● **What you will do**: In the records below, find the line containing "Generate a Python" and the line containing "plt.rcParams['font.family'] = ['Liberation". Give again exactly those lines and every line between them, omitting the pictures.

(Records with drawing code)
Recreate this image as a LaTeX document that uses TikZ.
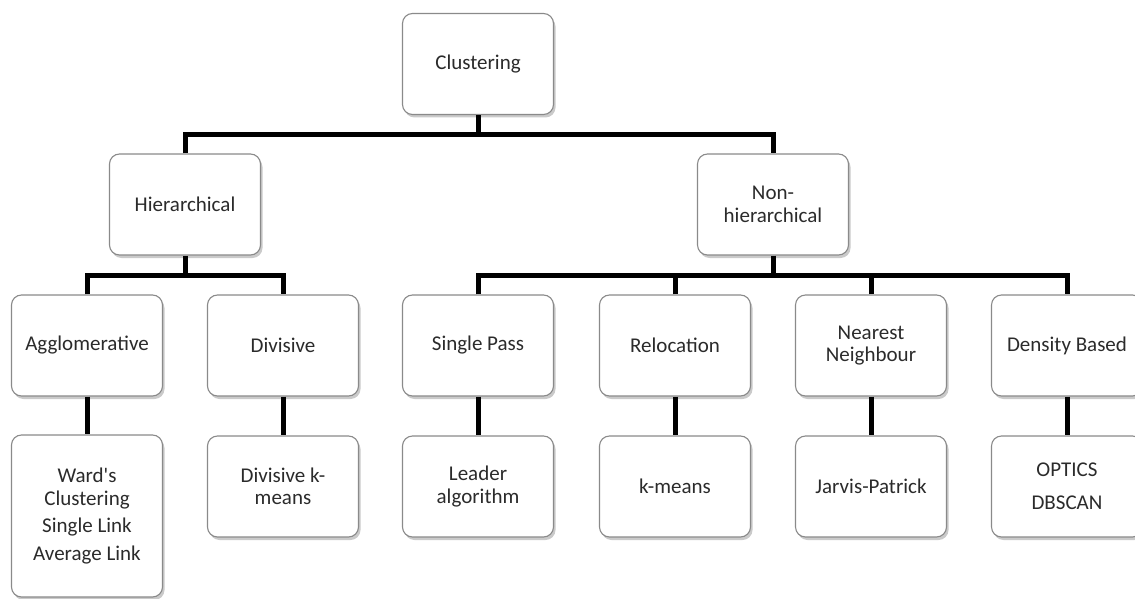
\documentclass[tikz,border=0pt]{standalone}
\usepackage{fontspec}
\setmainfont{Carlito}[Ligatures=TeXOff]
\usetikzlibrary{shadows}
\definecolor{txt}{HTML}{2B2B2B}
\definecolor{bord}{HTML}{8A8A8A}
\tikzset{
  box/.style={draw=bord, line width=1.1pt, rounded corners=10pt, fill=white,
    minimum width=151pt, minimum height=101pt, align=center, text=txt,
    inner sep=2pt,
    font=\fontsize{21}{22.5}\selectfont,
    drop shadow={shadow xshift=2pt, shadow yshift=-3pt, opacity=0.35, fill=black!60}},
  conn/.style={line width=5pt, black}
}
\begin{document}
\begin{tikzpicture}[x=1pt,y=-1pt]
\useasboundingbox (0,0) rectangle (1135,599);
% nodes
\node[box] (clu) at (478,64) {Clustering};
\node[box] (hier) at (185,204.5) {Hierarchical};
\node[box] (non) at (773,204.5) {Non-\\hierarchical};
\node[box] (agg) at (87,345.5) {Agglomerative};
\node[box] (div) at (283,345.5) {Divisive};
\node[box] (sp) at (478,345.5) {Single Pass};
\node[box] (rel) at (675,345.5) {Relocation};
\node[box] (nn) at (871,345.5) {Nearest\\Neighbour};
\node[box] (db) at (1067,345.5) {Density Based};
\node[box, minimum height=162pt] (ward) at (87,516) {Ward's\\Clustering\\[5pt]Single Link\\[5pt]Average Link};
\node[box] (dkm) at (283,486.5) {Divisive k-\\means};
\node[box] (lead) at (478,486.5) {Leader\\algorithm};
\node[box] (km) at (675,486.5) {k-means};
\node[box] (jp) at (871,486.5) {Jarvis-Patrick};
\node[box] (opt) at (1067,486.5) {OPTICS\\[10pt]DBSCAN};
% buses
\coordinate (bus1) at (478,135);
\coordinate (bus2) at (185,275);
\coordinate (bus3) at (773,275);
% connectors
\draw[conn] (clu.south) -- (bus1);
\draw[conn] (hier.north) |- (bus1) -| (non.north);
\draw[conn] (hier.south) -- (bus2);
\draw[conn] (agg.north) |- (bus2) -| (div.north);
\draw[conn] (non.south) -- (bus3);
\draw[conn] (sp.north) |- (bus3) -| (db.north);
\draw[conn] (rel.north) -- (rel.north |- bus3);
\draw[conn] (nn.north) -- (nn.north |- bus3);
\draw[conn] (agg.south) -- (ward.north);
\draw[conn] (div.south) -- (dkm.north);
\draw[conn] (sp.south) -- (lead.north);
\draw[conn] (rel.south) -- (km.north);
\draw[conn] (nn.south) -- (jp.north);
\draw[conn] (db.south) -- (opt.north);
\end{tikzpicture}
\end{document}
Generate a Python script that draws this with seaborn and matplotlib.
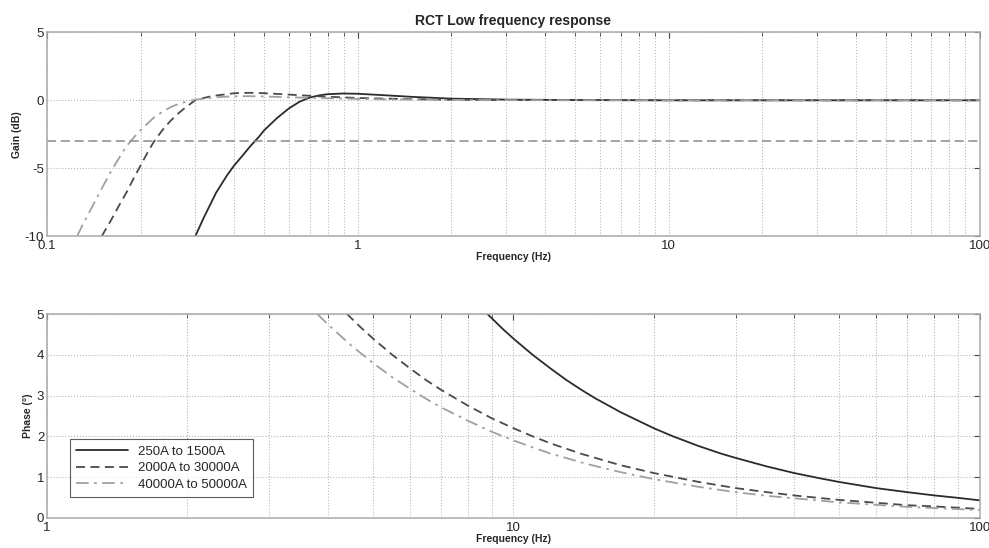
import matplotlib
matplotlib.use("Agg")
import matplotlib.pyplot as plt
import seaborn as sns
import pandas as pd
from matplotlib.ticker import FixedLocator, LogLocator, NullFormatter, FixedFormatter

sns.set_style("white")
plt.rcParams['font.family'] = ['Liberation Sans', 'DejaVu Sans']

series_names = ["250A to 1500A", "2000A to 30000A", "40000A to 50000A"]

# Gain (dB) vs frequency (Hz)
gain_f1 = [0.30, 0.32, 0.35, 0.38, 0.40, 0.43, 0.45, 0.48, 0.50, 0.55, 0.60, 0.65, 0.70, 0.75, 0.80, 0.90, 1.0, 1.2, 1.5, 2.0, 3.0, 5.0, 7.0, 10, 100]
gain_v1 = [-10, -8.6, -6.8, -5.5, -4.8, -3.95, -3.4, -2.7, -2.2, -1.3, -0.6, -0.1, 0.2, 0.36, 0.45, 0.5, 0.48, 0.38, 0.25, 0.12, 0.05, 0.02, 0.01, 0.0, 0.0]
gain_f2 = [0.15, 0.16, 0.17, 0.18, 0.19, 0.20, 0.21, 0.22, 0.235, 0.25, 0.265, 0.28, 0.30, 0.33, 0.35, 0.40, 0.45, 0.50, 0.60, 0.70, 0.80, 1.0, 1.5, 2.0, 3.0, 5.0, 10, 100]
gain_v2 = [-10, -8.9, -7.8, -6.8, -5.75, -4.8, -3.9, -3.1, -2.2, -1.5, -0.95, -0.5, 0.0, 0.25, 0.35, 0.52, 0.55, 0.52, 0.42, 0.33, 0.26, 0.17, 0.08, 0.04, 0.02, 0.01, 0.0, 0.0]
gain_f3 = [0.125, 0.13, 0.135, 0.14, 0.15, 0.16, 0.17, 0.18, 0.19, 0.20, 0.22, 0.235, 0.25, 0.27, 0.30, 0.35, 0.40, 0.45, 0.50, 0.60, 0.80, 1.0, 1.5, 2.0, 3.0, 10, 100]
gain_v3 = [-10, -9.2, -8.5, -7.8, -6.5, -5.3, -4.3, -3.4, -2.75, -2.2, -1.3, -0.85, -0.5, -0.2, 0.05, 0.22, 0.3, 0.3, 0.28, 0.22, 0.15, 0.1, 0.05, 0.03, 0.01, 0.0, 0.0]
ref_level_db = -3

# Phase (deg) vs frequency (Hz)
ph_f1 = [8.8, 9.5, 10, 11, 12, 13, 14, 15, 17, 20, 22, 25, 28, 30, 35, 40, 45, 50, 60, 70, 80, 90, 100]
ph_v1 = [5.0, 4.63, 4.4, 4.0, 3.67, 3.38, 3.14, 2.93, 2.59, 2.2, 2.0, 1.76, 1.57, 1.47, 1.26, 1.1, 0.98, 0.88, 0.73, 0.63, 0.55, 0.49, 0.43]
ph_f2 = [4.4, 4.7, 5, 5.5, 6, 6.5, 7, 8, 9, 10, 11, 12, 14, 15, 17, 20, 25, 30, 35, 40, 50, 60, 70, 80, 100]
ph_v2 = [5.0, 4.68, 4.4, 4.0, 3.67, 3.38, 3.14, 2.75, 2.44, 2.2, 2.0, 1.83, 1.57, 1.47, 1.29, 1.1, 0.88, 0.73, 0.63, 0.55, 0.44, 0.37, 0.31, 0.28, 0.22]
ph_f3 = [3.8, 4, 4.5, 5, 5.5, 6, 6.5, 7, 8, 9, 10, 11, 12, 14, 15, 17, 20, 25, 30, 35, 40, 50, 60, 70, 80, 100]
ph_v3 = [5.0, 4.75, 4.22, 3.8, 3.45, 3.17, 2.92, 2.71, 2.38, 2.11, 1.9, 1.73, 1.58, 1.36, 1.27, 1.12, 0.95, 0.76, 0.63, 0.54, 0.48, 0.38, 0.32, 0.27, 0.24, 0.19]

colors = ["#2b2b2b", "#4a4a4a", "#a0a0a0"]
styles = ["-", (0, (5, 3)), (0, (7, 3, 1.5, 3))]

fig = plt.figure(figsize=(9.89, 5.48), dpi=100)
ax1 = fig.add_axes([0.0475, 0.569, 0.943, 0.372])
ax2 = fig.add_axes([0.0475, 0.055, 0.943, 0.372])

gain_data = [(gain_f1, gain_v1), (gain_f2, gain_v2), (gain_f3, gain_v3)]
phase_data = [(ph_f1, ph_v1), (ph_f2, ph_v2), (ph_f3, ph_v3)]

for i, (f, v) in enumerate(gain_data):
    df = pd.DataFrame({"f": f, "v": v})
    sns.lineplot(data=df, x="f", y="v", ax=ax1, color=colors[i], linestyle=styles[i], lw=1.3, sort=False)
ax1.axhline(ref_level_db, color="#8a8a8a", lw=1.1, linestyle=(0, (6, 3)))

for i, (f, v) in enumerate(phase_data):
    df = pd.DataFrame({"f": f, "v": v})
    sns.lineplot(data=df, x="f", y="v", ax=ax2, color=colors[i], linestyle=styles[i], lw=1.3,
                 label=series_names[i], sort=False)

def style_axis(ax, xlim, xticks, xlabels, ylim, yticks, ylabel, ylabelpad):
    ax.set_xscale("log")
    ax.set_xlim(*xlim)
    ax.set_ylim(*ylim)
    ax.xaxis.set_major_locator(FixedLocator(xticks))
    ax.xaxis.set_major_formatter(FixedFormatter(xlabels))
    ax.xaxis.set_minor_locator(LogLocator(base=10, subs=range(2, 10), numticks=20))
    ax.xaxis.set_minor_formatter(NullFormatter())
    ax.set_yticks(yticks)
    ax.set_yticklabels([str(t) for t in yticks])
    ax.grid(True, which="major", axis="both", color="#b8b8b8", linestyle=":", lw=0.8)
    ax.grid(True, which="minor", axis="x", color="#b8b8b8", linestyle=":", lw=0.8)
    ax.tick_params(which="both", direction="in", top=True, right=True, labelsize=9.5, color="#444444",
                   length=4, pad=2)
    ax.tick_params(axis="x", which="major", pad=3)
    ax.tick_params(which="minor", length=3)
    for s in ax.spines.values():
        s.set_color("#aaaaaa")
        s.set_linewidth(1.1)
    ax.set_xlabel("Frequency (Hz)", fontsize=7.5, fontweight="bold", labelpad=0)
    ax.set_ylabel(ylabel, fontsize=7.5, fontweight="bold", labelpad=ylabelpad)

style_axis(ax1, (0.1, 100), [0.1, 1, 10, 100], ["0.1", "1", "10", "100"], (-10, 5), [-10, -5, 0, 5], "Gain (dB)", 2)
style_axis(ax2, (1, 100), [1, 10, 100], ["1", "10", "100"], (0, 5), [0, 1, 2, 3, 4, 5], "Phase (°)", 3)
ax1.set_title("RCT Low frequency response", fontsize=10, fontweight="bold", pad=5)

leg = ax2.legend(loc="lower left", bbox_to_anchor=(0.0244, 0.104), fontsize=9.5, frameon=True, fancybox=False,
                 edgecolor="#333333", handlelength=4.0, borderpad=0.45, labelspacing=0.33, handletextpad=0.7,
                 borderaxespad=0.0)
leg.get_frame().set_linewidth(0.8)

fig.savefig("out.png", dpi=100, facecolor="white")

● **Answer below**:
Generate a Python script that draws this with seaborn and matplotlib.
import matplotlib
matplotlib.use("Agg")
import matplotlib.pyplot as plt
import seaborn as sns
import pandas as pd
from matplotlib.ticker import FixedLocator, LogLocator, NullFormatter, FixedFormatter

sns.set_style("white")
plt.rcParams['font.family'] = ['Liberation Sans', 'DejaVu Sans']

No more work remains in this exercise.